You may have heard of Walzog. He’s the guy responsible for creating several of the best steakhouses in New York City. He battled Cat Cora on Iron Chef and he’s a three-time James Beard Award recipient. He’s also dedicated to taking a new approach to dishes that have been part of steakhouse culture for decades.

“There are certain things that people expect when they come to a steakhouse,” he says. “Our job is to take those dishes and make them better.”

But Walzog doesn’t just make them better, he transforms them and makes them into nearly unrecognizable visions of their former selves. Vibrant creamed spinach, charred bone-in New York strip, silken au gratin potatoes and sautéed wild field mushrooms are so perfectly prepared that you literally don’t want the meal to end. A baby wedge of iceberg smothered in rich bleu cheese and ripe grape tomatoes comes with a thick slab of bacon propped on one side of the crisp, cold greens. In a basket, bacon-cheese bread rests beside plump, soft, salty, warm pretzels that are so good it makes you question why anyone would even want to eat them hard and cold.

Not one to usually order foie gras – and often one to scrape it uneaten off my plate when no one is looking – I devoured SW’s perfectly sautéed foie gras with huck-leberry chutney on brioche topped with Asian pear, and would happily have ordered more.

Walzog is the king of the American grill, and wherever he goes – The Steakhouse at Monkey Grillin New York, Red Sage In Washington, Striphouse in New York and Michael Jordan’s The Steak House, also in New York – critical acclaim follows. It’s not by chance that SW has been named as Best Steak House in Las Vegas.

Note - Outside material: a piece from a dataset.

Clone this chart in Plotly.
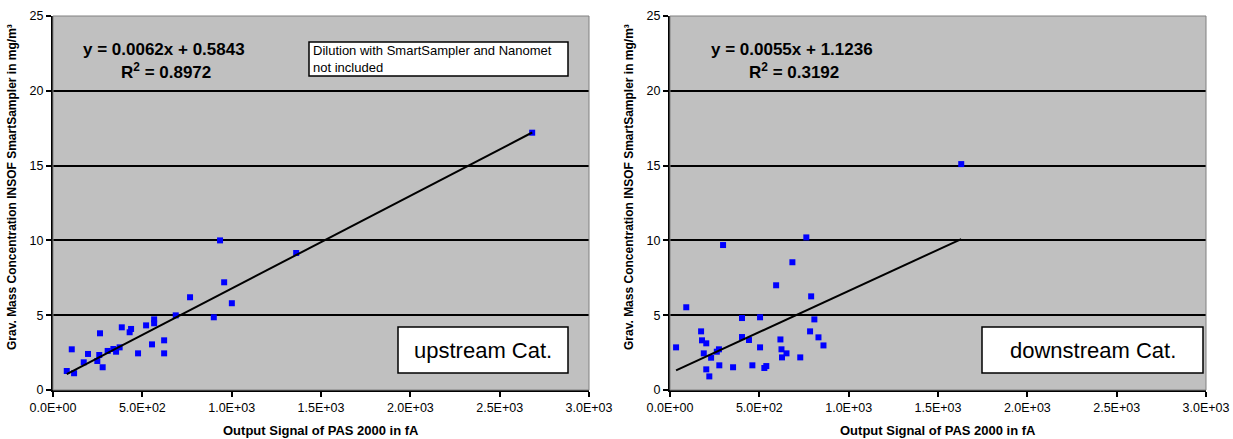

Walzog authored The New American Steak House in 2005. In conversation, he has that easy, effortless way that makes you think that great grilling is as simple as firing up the Weber and reading a few of his recipes. Nothing, of course, could be further from the truth.

One of the most popular dishes on the SW menu is a chili-rubbed double rib eye. The seared, spiced exterior of the 40-ounce cut and its tender, pink inner pieces come to the table as a study in culinary counterpoint.

And that’s just the food. If you can tear yourself away from the menu and the wine list, there’s an entire evening of entertainment all around.

Clever, contemporary and charged with a perfectionism that only can be achieved when someone dedicated to the details is in the kitchen, SW is surely one of our greatest American restaurants. Walzog, for all his humility and charm, has taken on the decades-old concept of the classic American steakhouse and turned it on its head. In doing so, he’s raised the bar to astonishing heights.

May all great steakhouses follow his lead. Happy eating!